== Task to complete ==
Using the data below, return word for word every line from the one holding "Clone this chart in Apache ECharts." down to the one holding "const chart = echarts.init(document.getElementById('chart'))". Leave pictures out.

== Provided material ==
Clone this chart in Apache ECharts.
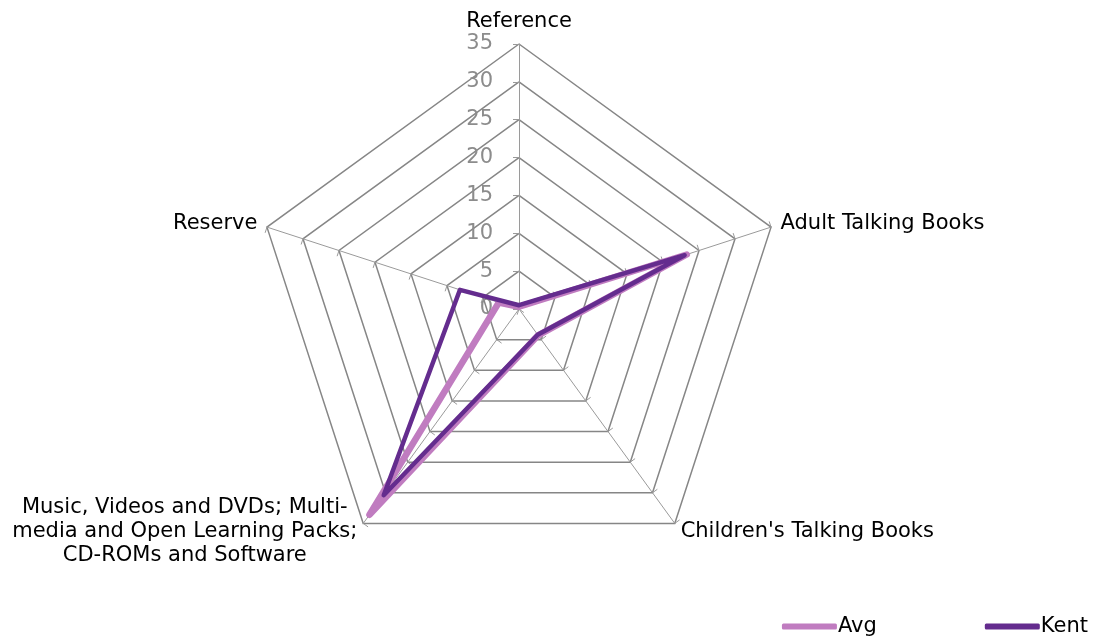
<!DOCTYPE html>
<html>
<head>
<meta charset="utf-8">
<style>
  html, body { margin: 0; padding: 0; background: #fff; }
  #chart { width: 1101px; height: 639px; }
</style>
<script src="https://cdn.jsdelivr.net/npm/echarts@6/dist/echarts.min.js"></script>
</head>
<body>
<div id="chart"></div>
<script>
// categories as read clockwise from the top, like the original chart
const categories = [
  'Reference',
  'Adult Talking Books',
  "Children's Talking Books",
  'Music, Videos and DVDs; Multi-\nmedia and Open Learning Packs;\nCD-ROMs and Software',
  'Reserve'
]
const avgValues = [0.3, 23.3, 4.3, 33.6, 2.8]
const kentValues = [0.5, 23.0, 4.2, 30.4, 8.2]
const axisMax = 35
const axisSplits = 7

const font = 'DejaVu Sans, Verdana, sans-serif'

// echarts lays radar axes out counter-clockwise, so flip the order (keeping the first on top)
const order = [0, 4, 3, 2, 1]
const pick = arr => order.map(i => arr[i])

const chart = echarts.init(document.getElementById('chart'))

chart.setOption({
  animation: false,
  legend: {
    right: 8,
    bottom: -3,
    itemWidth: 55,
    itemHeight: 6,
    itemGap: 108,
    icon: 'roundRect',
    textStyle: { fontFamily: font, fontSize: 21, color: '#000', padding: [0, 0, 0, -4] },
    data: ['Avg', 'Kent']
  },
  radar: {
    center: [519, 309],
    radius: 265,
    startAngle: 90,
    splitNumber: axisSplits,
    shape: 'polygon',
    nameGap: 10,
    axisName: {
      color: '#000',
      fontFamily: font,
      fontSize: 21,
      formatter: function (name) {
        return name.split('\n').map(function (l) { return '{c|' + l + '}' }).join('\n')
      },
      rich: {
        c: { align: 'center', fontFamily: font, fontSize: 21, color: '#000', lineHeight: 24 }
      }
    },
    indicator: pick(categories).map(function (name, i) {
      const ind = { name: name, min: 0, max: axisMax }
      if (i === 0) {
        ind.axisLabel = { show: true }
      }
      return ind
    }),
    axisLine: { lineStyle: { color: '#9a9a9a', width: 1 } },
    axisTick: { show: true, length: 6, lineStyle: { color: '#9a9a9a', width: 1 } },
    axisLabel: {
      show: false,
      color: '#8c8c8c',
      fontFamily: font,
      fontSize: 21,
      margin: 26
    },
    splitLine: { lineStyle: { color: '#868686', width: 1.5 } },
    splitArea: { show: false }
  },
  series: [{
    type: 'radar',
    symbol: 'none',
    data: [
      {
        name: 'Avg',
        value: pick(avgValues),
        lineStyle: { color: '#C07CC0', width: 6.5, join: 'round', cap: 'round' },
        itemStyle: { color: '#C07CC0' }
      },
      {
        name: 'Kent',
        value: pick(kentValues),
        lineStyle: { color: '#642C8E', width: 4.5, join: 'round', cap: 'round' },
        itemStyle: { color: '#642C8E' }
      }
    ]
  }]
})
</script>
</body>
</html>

...

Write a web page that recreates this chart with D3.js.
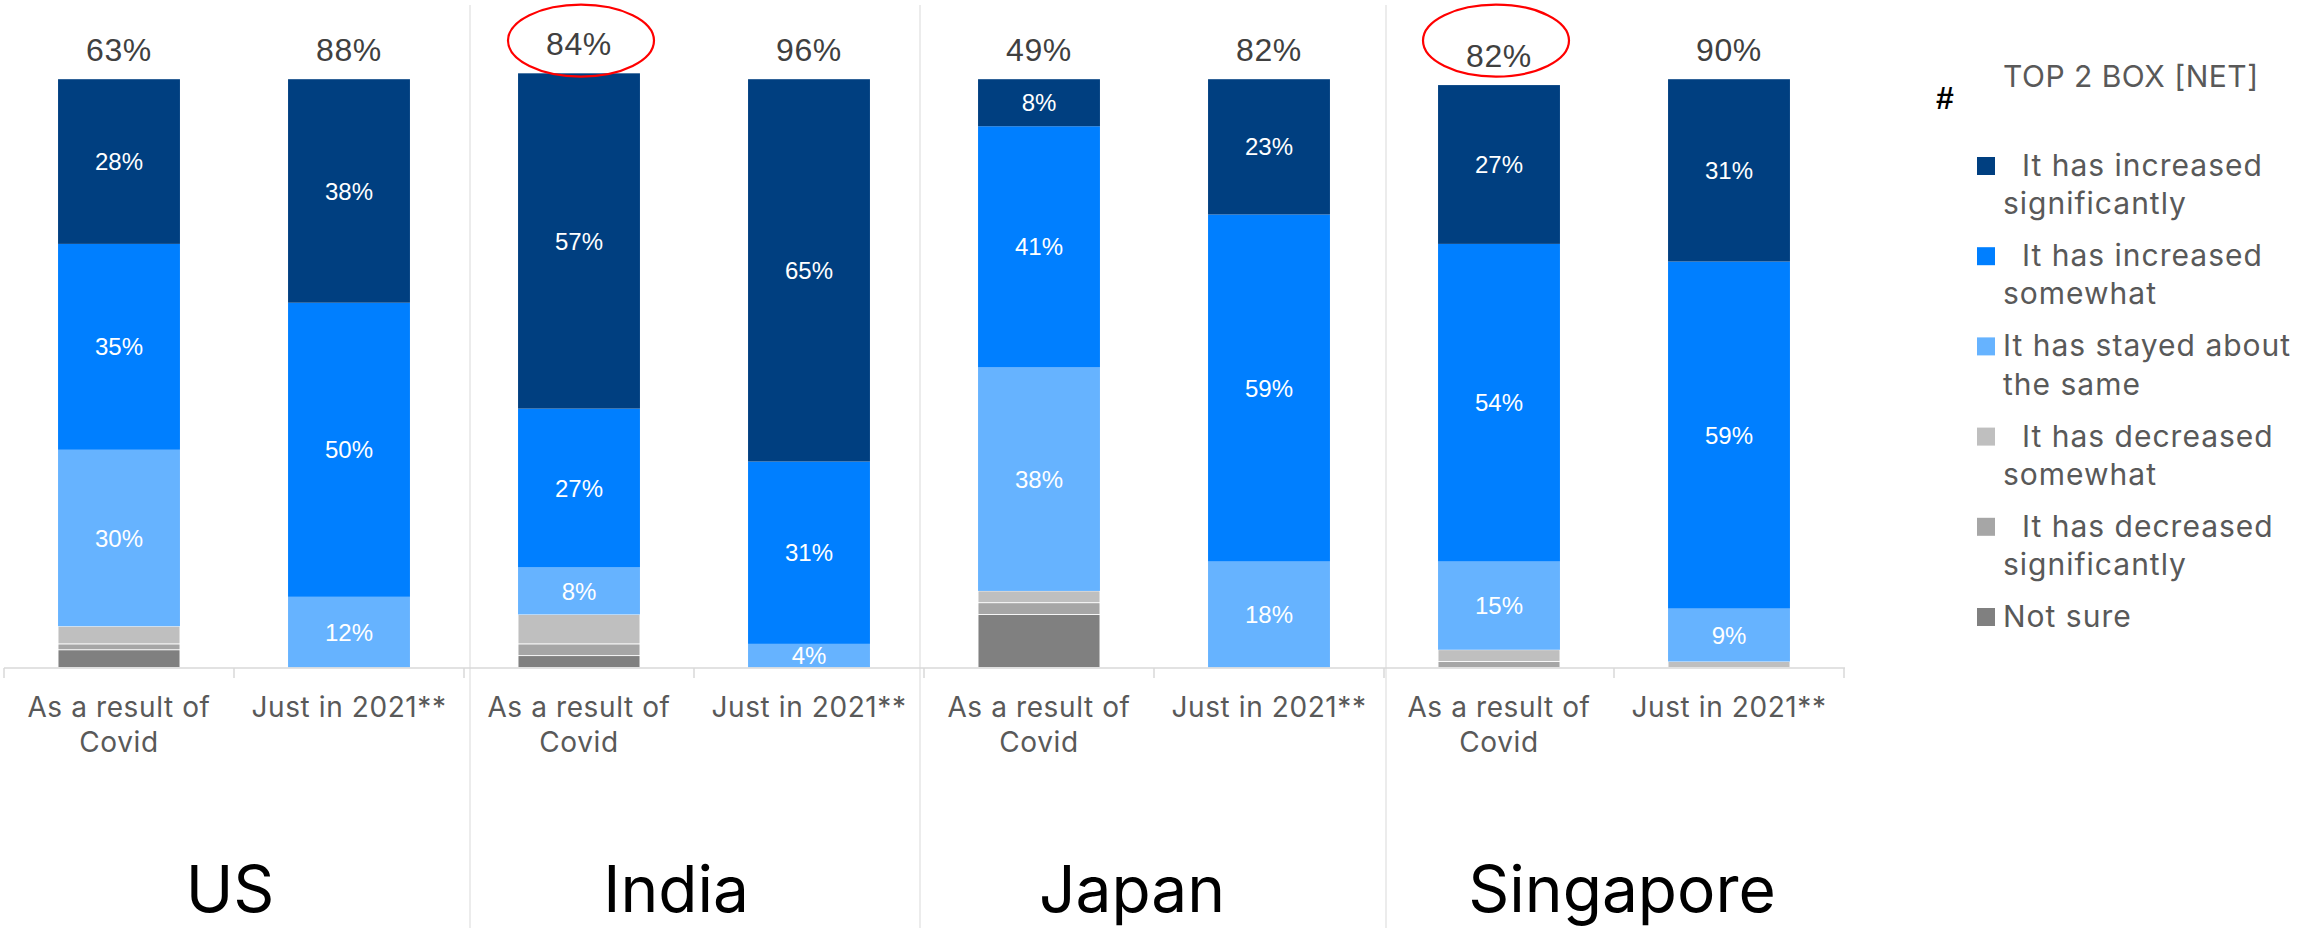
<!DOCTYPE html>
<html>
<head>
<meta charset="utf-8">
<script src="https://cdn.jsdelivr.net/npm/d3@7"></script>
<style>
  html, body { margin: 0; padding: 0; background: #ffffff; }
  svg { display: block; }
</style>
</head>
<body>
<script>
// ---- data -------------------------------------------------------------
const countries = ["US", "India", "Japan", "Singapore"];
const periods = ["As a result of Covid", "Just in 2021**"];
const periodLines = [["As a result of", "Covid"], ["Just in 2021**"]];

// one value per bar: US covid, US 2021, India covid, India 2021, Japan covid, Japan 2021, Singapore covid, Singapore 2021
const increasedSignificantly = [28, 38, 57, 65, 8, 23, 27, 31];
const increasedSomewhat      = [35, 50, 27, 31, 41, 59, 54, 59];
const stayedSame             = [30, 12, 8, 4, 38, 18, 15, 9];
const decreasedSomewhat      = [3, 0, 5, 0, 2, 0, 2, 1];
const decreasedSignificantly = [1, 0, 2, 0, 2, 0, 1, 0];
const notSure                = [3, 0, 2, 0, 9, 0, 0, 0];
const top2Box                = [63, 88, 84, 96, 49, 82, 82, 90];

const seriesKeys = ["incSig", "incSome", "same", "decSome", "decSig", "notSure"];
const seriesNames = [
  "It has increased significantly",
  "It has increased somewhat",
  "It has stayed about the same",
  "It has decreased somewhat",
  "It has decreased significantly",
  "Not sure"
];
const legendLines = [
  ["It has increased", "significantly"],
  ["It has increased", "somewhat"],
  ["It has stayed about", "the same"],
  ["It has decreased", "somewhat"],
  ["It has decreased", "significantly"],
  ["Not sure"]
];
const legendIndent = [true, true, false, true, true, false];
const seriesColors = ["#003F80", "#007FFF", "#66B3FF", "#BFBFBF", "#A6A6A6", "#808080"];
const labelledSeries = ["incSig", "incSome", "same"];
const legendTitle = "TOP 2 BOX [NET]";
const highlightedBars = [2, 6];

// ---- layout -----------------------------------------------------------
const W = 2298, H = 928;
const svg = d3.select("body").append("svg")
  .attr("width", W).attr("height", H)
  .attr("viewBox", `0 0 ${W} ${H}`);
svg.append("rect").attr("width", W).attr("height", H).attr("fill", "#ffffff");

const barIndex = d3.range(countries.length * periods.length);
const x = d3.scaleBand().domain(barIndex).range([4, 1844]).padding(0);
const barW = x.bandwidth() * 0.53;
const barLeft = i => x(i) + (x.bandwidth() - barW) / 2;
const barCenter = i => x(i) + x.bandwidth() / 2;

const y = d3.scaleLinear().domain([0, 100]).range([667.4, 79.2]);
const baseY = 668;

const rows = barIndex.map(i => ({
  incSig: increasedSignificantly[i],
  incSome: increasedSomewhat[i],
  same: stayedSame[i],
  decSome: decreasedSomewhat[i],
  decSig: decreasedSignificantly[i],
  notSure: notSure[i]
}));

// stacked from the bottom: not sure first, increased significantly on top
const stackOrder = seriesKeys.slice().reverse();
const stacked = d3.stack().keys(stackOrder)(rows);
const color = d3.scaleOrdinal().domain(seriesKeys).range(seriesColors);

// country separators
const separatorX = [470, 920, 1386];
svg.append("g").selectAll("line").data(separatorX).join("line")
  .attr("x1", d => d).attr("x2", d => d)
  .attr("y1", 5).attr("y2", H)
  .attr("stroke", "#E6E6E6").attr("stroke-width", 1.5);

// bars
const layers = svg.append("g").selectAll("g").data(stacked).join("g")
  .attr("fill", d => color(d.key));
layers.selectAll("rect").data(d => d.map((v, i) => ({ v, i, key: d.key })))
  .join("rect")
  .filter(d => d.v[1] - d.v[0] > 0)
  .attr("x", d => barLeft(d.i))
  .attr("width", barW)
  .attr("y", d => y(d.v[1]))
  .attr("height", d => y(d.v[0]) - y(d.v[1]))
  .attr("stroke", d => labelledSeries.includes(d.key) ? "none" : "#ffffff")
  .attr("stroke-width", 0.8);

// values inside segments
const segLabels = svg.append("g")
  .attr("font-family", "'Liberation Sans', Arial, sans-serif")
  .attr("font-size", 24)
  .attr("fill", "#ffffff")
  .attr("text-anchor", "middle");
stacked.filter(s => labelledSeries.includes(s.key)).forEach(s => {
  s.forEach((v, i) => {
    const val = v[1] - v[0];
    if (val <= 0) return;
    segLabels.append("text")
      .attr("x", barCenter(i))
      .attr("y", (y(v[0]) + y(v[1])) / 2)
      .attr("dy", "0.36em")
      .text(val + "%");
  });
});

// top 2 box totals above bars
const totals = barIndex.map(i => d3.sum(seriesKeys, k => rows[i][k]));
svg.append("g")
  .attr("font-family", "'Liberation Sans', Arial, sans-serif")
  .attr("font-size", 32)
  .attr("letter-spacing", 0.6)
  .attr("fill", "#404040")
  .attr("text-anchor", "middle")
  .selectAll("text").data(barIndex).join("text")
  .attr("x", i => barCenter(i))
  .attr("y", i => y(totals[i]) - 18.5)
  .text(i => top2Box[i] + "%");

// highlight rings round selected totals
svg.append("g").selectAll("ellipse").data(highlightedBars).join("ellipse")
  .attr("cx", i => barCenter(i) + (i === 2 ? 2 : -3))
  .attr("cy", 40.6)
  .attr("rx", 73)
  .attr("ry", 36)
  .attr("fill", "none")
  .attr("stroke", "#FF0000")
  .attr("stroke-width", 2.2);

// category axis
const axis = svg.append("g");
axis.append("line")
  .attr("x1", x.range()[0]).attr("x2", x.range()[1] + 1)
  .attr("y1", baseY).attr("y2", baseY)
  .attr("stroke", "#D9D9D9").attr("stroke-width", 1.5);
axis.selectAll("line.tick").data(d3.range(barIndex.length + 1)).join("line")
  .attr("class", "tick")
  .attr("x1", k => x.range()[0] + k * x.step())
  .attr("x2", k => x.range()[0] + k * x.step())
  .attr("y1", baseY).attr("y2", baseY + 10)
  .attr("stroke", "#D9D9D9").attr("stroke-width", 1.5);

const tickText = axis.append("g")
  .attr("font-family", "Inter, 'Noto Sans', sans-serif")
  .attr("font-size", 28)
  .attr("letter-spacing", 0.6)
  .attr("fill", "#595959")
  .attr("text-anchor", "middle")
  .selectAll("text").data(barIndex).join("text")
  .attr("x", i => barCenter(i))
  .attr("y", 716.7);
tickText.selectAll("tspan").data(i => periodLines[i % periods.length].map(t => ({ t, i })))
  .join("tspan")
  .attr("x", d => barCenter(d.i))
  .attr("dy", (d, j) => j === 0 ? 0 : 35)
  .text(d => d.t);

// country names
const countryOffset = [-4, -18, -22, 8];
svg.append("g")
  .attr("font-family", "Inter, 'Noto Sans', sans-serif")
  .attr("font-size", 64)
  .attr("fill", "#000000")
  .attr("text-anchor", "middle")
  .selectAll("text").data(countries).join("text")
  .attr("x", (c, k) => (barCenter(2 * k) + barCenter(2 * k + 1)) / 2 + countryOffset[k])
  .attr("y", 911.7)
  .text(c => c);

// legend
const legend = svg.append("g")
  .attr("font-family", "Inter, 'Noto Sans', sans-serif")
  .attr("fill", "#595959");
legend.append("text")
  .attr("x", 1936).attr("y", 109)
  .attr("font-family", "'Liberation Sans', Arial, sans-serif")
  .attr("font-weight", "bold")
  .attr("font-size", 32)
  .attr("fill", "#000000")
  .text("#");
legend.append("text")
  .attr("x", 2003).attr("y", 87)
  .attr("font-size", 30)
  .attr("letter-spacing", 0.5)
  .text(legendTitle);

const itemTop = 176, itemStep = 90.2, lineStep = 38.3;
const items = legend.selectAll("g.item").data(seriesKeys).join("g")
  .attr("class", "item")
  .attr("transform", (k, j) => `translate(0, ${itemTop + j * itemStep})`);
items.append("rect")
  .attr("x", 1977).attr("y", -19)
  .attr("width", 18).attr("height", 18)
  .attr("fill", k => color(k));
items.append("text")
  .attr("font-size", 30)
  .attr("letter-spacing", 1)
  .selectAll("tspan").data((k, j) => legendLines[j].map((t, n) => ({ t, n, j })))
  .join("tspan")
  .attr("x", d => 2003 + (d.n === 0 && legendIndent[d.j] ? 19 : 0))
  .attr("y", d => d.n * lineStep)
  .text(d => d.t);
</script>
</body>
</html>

...

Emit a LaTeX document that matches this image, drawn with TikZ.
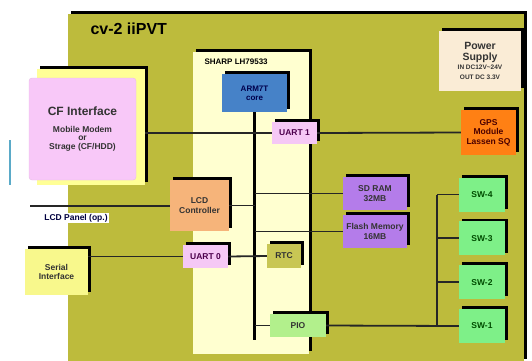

== The response ==
Clone this chart in Apache ECharts.
<!DOCTYPE html>
<html>
<head>
<meta charset="utf-8">
<style>
  html, body { margin: 0; padding: 0; background: #fff; }
  #chart { width: 1101px; height: 639px; }
</style>
<script src="https://cdn.jsdelivr.net/npm/echarts@6/dist/echarts.min.js"></script>
</head>
<body>
<div id="chart"></div>
<script>
// categories as read clockwise from the top, like the original chart
const categories = [
  'Reference',
  'Adult Talking Books',
  "Children's Talking Books",
  'Music, Videos and DVDs; Multi-\nmedia and Open Learning Packs;\nCD-ROMs and Software',
  'Reserve'
]
const avgValues = [0.3, 23.3, 4.3, 33.6, 2.8]
const kentValues = [0.5, 23.0, 4.2, 30.4, 8.2]
const axisMax = 35
const axisSplits = 7

const font = 'DejaVu Sans, Verdana, sans-serif'

// echarts lays radar axes out counter-clockwise, so flip the order (keeping the first on top)
const order = [0, 4, 3, 2, 1]
const pick = arr => order.map(i => arr[i])

const chart = echarts.init(document.getElementById('chart'))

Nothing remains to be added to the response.